STATED EXERCISE.
Retype only the lines below from the one with "Generate a web" to the one with "12, 14, 16];", inclusive, skipping every image.

Plotting code records.
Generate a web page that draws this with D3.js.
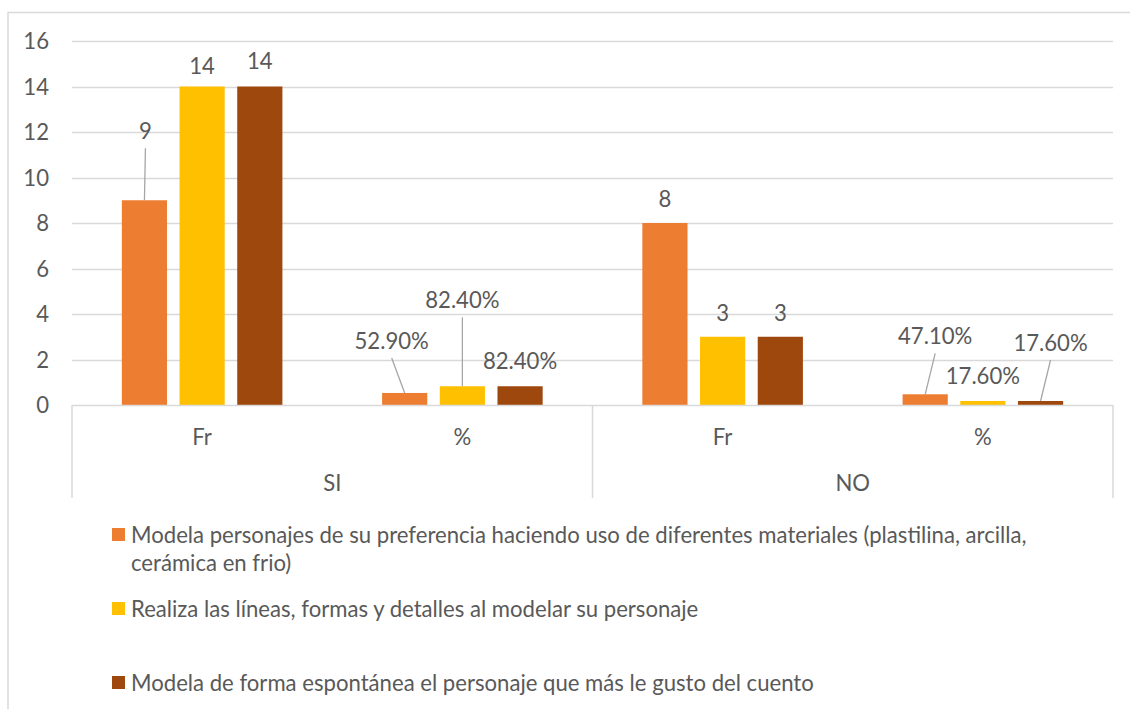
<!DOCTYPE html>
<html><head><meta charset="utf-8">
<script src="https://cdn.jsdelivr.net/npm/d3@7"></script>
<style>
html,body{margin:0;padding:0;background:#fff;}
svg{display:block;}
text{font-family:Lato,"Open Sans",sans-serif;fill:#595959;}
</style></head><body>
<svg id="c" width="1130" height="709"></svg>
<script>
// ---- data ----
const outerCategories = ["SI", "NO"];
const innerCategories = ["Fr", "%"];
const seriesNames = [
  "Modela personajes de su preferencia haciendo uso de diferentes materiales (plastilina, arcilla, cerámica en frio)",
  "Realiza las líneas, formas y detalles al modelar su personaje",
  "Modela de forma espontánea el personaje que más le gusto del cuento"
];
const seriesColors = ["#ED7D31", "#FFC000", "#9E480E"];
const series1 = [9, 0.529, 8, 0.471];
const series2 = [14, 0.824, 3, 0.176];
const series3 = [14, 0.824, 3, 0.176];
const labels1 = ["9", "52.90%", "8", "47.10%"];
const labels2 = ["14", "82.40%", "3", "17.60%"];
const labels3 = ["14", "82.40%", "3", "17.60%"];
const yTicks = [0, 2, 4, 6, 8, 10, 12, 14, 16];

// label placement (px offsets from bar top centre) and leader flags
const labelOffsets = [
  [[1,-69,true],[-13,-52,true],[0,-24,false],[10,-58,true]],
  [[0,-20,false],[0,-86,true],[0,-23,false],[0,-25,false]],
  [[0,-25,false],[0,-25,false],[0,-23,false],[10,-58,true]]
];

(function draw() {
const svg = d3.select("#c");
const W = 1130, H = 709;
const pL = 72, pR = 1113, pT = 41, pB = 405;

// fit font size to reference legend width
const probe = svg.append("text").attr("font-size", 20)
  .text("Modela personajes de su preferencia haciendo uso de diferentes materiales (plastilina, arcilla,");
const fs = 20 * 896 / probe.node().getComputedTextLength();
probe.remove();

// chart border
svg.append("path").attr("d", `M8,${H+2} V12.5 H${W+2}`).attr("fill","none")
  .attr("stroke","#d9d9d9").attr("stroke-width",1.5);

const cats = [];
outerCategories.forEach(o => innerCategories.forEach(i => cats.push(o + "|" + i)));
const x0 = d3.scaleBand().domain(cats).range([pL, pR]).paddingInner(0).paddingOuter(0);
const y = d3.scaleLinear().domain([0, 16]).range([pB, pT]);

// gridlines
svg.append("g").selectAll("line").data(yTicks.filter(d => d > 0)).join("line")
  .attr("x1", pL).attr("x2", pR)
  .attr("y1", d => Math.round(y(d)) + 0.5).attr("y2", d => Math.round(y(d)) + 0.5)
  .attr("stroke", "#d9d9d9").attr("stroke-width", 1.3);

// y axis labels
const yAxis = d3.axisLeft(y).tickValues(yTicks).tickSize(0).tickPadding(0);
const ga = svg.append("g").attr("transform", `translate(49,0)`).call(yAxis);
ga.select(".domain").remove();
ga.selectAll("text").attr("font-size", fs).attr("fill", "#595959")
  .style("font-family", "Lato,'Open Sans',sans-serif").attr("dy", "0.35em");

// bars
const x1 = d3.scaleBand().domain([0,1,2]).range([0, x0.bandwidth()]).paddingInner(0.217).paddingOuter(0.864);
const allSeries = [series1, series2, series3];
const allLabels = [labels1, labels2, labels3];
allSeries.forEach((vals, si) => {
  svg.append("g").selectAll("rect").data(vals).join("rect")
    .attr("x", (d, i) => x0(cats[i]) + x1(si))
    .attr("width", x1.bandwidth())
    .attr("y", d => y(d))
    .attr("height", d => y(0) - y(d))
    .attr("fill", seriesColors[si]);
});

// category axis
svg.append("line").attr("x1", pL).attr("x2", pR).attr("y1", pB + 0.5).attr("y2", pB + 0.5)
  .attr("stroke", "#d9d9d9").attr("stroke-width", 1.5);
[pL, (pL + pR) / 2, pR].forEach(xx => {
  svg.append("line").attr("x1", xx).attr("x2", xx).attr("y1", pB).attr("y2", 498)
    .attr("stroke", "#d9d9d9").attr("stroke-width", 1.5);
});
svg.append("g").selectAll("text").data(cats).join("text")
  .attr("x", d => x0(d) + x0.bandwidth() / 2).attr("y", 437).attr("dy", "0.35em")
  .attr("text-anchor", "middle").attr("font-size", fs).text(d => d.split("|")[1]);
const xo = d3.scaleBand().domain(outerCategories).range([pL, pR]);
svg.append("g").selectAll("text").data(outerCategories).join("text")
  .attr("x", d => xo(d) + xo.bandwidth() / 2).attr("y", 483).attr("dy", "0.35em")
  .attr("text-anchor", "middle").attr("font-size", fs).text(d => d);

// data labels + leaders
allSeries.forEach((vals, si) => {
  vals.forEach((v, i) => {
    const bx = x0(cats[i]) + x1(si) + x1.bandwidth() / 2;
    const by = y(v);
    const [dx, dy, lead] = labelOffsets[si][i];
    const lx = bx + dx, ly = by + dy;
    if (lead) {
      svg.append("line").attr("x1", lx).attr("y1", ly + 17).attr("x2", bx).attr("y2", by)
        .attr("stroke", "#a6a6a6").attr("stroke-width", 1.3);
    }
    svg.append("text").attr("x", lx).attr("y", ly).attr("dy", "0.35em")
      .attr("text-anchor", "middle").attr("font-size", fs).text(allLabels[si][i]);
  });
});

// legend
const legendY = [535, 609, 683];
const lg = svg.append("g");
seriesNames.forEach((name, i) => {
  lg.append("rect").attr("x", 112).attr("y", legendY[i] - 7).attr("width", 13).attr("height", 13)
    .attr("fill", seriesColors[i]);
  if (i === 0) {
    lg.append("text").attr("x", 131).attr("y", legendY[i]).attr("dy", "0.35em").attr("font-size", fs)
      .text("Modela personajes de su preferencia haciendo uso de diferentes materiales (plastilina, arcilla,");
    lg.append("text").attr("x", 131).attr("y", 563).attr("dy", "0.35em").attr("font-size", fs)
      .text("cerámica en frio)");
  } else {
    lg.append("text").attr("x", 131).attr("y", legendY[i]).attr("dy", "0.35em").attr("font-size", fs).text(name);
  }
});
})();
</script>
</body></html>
--
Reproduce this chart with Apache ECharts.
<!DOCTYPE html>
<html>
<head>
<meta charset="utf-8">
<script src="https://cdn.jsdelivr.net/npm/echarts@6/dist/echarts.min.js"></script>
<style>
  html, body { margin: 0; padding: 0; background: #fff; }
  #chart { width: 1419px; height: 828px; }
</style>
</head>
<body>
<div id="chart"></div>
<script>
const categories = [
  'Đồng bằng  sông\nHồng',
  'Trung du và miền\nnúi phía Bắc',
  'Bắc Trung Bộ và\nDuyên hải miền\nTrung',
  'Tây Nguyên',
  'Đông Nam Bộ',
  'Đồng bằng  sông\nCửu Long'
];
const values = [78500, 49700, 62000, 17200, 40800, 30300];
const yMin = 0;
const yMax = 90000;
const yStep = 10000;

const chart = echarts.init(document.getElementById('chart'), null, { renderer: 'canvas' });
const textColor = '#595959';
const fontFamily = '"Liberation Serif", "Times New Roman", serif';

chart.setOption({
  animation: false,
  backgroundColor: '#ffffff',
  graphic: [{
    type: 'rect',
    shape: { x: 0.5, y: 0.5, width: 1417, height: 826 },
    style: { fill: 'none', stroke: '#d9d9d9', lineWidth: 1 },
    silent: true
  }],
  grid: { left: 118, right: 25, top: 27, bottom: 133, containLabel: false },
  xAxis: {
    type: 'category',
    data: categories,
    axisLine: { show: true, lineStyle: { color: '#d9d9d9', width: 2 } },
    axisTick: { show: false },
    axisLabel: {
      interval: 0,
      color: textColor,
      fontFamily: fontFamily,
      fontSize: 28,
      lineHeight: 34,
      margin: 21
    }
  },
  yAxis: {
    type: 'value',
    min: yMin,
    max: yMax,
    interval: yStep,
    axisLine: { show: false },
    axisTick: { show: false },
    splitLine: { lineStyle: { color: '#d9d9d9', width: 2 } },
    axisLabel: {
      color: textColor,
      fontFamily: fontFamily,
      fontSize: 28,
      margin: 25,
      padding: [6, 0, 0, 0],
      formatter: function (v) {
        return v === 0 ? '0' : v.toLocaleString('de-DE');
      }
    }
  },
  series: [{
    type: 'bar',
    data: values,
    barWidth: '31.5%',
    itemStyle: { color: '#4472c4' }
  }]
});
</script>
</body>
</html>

RESULT OF THIS TASK.
Generate a web page that draws this with D3.js.
<!DOCTYPE html>
<html><head><meta charset="utf-8">
<script src="https://cdn.jsdelivr.net/npm/d3@7"></script>
<style>
html,body{margin:0;padding:0;background:#fff;}
svg{display:block;}
text{font-family:Lato,"Open Sans",sans-serif;fill:#595959;}
</style></head><body>
<svg id="c" width="1130" height="709"></svg>
<script>
// ---- data ----
const outerCategories = ["SI", "NO"];
const innerCategories = ["Fr", "%"];
const seriesNames = [
  "Modela personajes de su preferencia haciendo uso de diferentes materiales (plastilina, arcilla, cerámica en frio)",
  "Realiza las líneas, formas y detalles al modelar su personaje",
  "Modela de forma espontánea el personaje que más le gusto del cuento"
];
const seriesColors = ["#ED7D31", "#FFC000", "#9E480E"];
const series1 = [9, 0.529, 8, 0.471];
const series2 = [14, 0.824, 3, 0.176];
const series3 = [14, 0.824, 3, 0.176];
const labels1 = ["9", "52.90%", "8", "47.10%"];
const labels2 = ["14", "82.40%", "3", "17.60%"];
const labels3 = ["14", "82.40%", "3", "17.60%"];
const yTicks = [0, 2, 4, 6, 8, 10, 12, 14, 16];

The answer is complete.